---------- Entries shown ----------
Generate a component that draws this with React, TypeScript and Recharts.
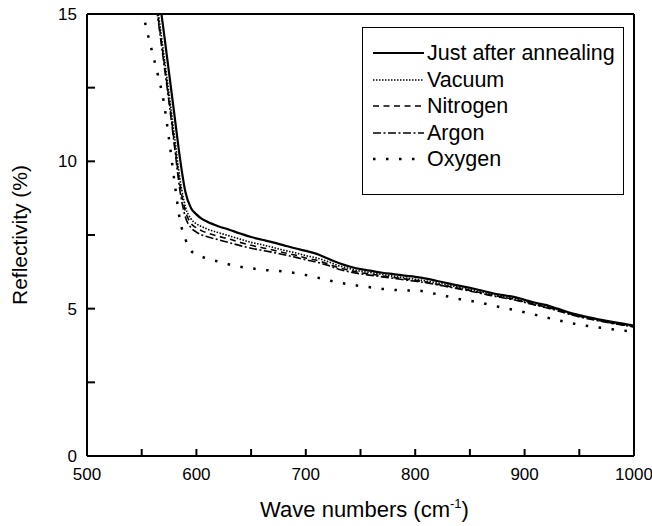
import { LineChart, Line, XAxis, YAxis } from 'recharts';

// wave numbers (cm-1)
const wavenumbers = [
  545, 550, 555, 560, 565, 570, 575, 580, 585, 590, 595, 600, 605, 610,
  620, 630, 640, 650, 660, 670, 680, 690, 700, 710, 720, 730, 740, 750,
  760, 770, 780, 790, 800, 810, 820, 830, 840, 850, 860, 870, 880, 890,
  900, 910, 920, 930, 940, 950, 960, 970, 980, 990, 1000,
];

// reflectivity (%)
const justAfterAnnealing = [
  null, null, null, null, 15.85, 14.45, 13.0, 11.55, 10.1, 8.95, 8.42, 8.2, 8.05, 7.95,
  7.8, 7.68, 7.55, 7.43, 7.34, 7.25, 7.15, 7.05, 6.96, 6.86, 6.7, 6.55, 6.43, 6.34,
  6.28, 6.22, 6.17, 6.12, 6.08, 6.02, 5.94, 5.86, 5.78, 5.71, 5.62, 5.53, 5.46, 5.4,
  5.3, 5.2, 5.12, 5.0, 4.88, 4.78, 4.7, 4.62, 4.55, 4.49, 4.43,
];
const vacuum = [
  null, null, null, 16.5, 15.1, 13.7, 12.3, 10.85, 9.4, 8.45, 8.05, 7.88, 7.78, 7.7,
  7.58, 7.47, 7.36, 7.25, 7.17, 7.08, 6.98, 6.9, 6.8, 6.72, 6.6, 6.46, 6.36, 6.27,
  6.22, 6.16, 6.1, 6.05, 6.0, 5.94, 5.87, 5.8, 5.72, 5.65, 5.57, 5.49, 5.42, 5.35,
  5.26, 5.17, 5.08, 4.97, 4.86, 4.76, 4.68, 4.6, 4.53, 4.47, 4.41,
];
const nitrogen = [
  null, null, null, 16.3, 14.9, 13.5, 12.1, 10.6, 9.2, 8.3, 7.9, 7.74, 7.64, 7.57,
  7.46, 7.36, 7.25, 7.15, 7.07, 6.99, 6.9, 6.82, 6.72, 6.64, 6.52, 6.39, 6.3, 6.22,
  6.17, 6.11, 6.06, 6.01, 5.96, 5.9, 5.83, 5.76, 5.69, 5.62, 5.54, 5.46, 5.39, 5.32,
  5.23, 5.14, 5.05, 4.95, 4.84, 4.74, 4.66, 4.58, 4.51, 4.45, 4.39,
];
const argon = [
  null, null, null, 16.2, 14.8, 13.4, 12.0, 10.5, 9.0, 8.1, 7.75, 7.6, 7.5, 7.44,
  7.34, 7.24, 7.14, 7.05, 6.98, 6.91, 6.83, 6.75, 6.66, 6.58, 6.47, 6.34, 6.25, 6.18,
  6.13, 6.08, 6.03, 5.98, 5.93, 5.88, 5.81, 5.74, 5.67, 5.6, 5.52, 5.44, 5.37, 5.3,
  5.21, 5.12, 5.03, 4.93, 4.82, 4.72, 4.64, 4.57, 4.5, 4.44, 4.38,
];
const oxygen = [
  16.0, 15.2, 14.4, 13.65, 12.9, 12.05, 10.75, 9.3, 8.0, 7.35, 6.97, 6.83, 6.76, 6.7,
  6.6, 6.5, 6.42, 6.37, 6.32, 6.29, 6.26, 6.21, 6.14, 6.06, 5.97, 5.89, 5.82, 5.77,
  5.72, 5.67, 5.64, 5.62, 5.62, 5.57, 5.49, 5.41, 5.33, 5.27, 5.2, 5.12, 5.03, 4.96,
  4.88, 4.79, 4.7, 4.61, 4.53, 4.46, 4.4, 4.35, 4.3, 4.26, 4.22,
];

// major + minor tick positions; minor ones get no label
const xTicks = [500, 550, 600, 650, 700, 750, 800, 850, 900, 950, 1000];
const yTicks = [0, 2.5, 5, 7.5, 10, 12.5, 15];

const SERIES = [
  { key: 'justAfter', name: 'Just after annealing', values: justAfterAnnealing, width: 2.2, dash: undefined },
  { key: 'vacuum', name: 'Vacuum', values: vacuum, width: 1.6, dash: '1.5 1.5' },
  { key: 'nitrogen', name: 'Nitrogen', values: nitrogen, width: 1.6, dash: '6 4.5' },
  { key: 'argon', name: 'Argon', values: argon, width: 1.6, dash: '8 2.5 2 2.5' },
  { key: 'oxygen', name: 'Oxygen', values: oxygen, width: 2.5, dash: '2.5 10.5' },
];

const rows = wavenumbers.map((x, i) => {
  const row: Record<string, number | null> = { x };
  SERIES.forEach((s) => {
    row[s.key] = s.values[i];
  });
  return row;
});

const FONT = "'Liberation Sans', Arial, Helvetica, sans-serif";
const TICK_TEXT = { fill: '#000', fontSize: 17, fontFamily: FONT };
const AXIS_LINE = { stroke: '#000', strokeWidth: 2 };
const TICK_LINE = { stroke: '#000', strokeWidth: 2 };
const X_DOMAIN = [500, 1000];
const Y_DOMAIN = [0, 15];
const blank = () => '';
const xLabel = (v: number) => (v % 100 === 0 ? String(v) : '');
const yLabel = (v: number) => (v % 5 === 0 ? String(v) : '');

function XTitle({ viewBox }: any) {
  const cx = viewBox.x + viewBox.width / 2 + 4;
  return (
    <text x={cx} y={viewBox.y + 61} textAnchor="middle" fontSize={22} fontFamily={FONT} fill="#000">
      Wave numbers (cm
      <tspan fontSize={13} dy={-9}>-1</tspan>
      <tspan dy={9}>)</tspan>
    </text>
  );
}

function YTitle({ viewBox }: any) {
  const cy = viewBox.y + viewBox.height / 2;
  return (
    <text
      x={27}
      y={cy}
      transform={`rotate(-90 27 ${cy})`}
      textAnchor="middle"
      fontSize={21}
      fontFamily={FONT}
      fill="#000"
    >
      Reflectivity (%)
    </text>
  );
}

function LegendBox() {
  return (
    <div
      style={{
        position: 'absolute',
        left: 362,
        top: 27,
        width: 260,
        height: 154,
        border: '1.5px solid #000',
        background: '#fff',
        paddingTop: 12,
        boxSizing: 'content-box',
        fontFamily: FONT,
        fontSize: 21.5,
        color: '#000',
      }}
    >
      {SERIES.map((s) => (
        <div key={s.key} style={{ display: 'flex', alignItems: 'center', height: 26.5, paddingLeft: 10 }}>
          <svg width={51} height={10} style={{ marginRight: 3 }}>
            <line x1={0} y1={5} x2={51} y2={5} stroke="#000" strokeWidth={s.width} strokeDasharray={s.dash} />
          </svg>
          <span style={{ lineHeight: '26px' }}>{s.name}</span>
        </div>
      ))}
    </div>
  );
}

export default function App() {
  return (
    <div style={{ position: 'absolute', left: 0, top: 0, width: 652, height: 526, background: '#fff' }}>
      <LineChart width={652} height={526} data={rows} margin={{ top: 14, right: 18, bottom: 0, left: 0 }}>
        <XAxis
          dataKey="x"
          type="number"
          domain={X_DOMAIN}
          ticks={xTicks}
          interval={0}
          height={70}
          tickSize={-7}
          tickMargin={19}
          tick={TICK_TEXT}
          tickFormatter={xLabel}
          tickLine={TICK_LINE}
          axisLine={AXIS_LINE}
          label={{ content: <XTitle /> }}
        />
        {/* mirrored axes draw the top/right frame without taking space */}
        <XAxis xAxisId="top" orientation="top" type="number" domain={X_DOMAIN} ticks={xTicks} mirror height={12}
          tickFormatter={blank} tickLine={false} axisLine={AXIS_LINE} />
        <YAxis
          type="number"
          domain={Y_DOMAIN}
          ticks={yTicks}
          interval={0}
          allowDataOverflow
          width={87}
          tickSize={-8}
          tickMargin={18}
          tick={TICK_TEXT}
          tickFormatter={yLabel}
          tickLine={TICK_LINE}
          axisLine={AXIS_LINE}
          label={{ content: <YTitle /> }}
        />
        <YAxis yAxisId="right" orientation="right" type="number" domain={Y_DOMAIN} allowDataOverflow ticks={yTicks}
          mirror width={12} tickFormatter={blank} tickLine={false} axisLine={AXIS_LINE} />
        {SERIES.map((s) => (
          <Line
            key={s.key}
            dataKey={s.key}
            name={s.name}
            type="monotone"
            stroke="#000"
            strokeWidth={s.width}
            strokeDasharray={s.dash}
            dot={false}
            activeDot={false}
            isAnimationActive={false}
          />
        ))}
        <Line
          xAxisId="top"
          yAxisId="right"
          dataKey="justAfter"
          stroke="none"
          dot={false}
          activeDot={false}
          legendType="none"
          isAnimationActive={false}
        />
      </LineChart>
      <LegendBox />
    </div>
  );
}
----------
---------- Entries shown ----------
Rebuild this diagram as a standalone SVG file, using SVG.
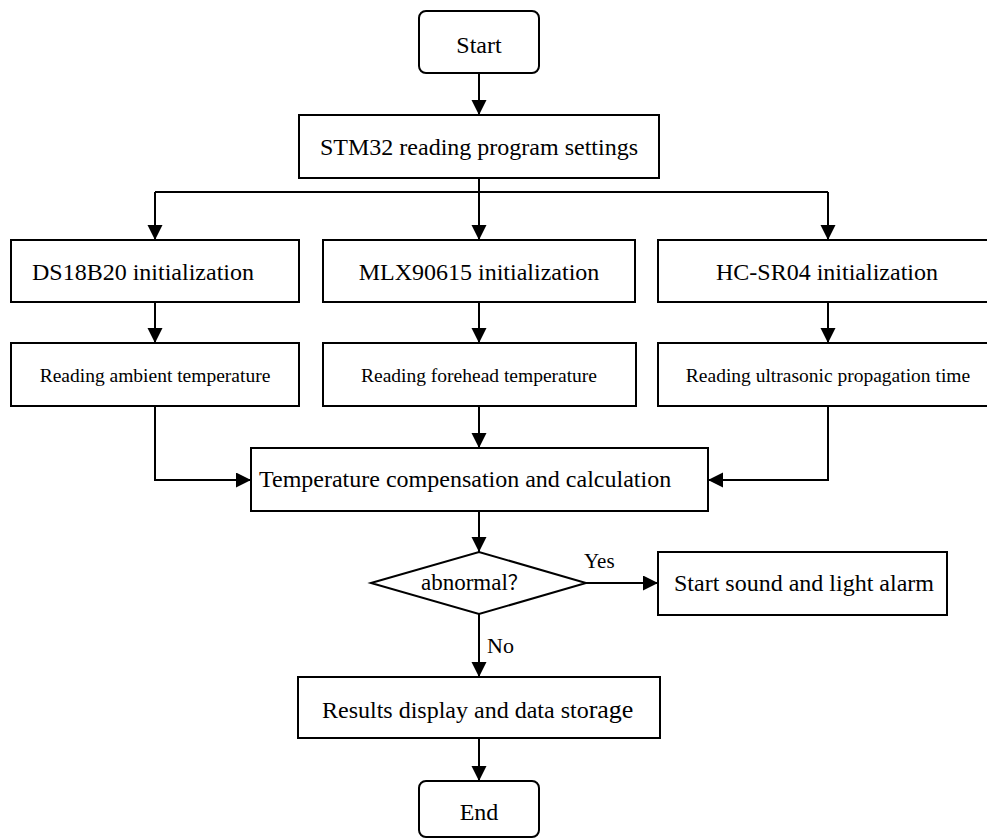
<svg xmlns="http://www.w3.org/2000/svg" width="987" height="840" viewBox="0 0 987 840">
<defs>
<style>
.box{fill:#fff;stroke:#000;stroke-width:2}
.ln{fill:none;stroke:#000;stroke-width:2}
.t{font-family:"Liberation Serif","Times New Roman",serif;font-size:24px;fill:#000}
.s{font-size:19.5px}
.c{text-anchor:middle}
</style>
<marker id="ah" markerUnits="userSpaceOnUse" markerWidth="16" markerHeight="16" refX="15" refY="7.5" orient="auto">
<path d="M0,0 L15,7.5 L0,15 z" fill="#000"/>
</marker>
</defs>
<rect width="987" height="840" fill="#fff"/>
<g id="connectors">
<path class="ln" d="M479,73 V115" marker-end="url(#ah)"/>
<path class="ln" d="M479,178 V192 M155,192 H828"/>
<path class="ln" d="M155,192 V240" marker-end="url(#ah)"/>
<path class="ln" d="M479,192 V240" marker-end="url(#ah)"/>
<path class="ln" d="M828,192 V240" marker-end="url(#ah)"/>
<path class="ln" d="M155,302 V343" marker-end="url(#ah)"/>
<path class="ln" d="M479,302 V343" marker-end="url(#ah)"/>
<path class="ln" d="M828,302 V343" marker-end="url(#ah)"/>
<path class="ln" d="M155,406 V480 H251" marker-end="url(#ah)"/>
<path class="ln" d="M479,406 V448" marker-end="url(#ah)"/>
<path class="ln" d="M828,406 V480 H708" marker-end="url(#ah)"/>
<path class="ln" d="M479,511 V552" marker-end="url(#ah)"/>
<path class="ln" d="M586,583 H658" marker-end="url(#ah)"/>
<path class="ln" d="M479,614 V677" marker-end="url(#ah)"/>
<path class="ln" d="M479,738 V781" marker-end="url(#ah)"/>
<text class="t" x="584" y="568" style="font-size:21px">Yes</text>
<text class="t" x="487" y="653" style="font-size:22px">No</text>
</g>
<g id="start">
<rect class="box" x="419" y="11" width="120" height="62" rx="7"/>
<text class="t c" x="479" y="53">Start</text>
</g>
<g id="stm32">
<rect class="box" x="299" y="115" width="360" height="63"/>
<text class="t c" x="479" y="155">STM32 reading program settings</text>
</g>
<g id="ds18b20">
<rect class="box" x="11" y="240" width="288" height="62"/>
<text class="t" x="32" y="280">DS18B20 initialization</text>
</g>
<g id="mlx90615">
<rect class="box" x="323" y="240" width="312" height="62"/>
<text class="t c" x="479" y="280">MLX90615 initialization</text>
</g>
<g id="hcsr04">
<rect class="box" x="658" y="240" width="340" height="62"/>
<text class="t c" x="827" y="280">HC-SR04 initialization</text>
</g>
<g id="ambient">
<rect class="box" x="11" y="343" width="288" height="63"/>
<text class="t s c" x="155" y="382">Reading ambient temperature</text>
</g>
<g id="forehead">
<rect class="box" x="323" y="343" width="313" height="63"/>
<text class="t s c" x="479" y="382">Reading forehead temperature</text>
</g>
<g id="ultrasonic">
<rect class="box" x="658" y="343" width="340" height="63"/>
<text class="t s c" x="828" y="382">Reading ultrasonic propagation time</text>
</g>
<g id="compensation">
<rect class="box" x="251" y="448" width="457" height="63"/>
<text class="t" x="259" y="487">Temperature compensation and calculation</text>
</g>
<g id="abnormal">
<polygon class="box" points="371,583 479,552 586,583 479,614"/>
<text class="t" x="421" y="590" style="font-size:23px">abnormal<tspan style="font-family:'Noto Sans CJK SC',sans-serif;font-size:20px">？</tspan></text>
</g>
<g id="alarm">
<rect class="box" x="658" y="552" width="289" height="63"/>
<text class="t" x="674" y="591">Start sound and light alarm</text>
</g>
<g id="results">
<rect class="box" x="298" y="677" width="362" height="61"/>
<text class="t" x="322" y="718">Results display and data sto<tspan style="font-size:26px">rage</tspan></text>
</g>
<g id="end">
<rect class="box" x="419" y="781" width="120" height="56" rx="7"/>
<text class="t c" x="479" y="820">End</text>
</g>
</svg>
----------
What to produce: Take the stretch from the line containing "Generate a component" through the line containing "Line, XAxis, YAxis" and reproduce it exactly, both ends included. Omit the pictures.

Completed exercise:
Generate a component that draws this with React, TypeScript and Recharts.
import { LineChart, Line, XAxis, YAxis } from 'recharts';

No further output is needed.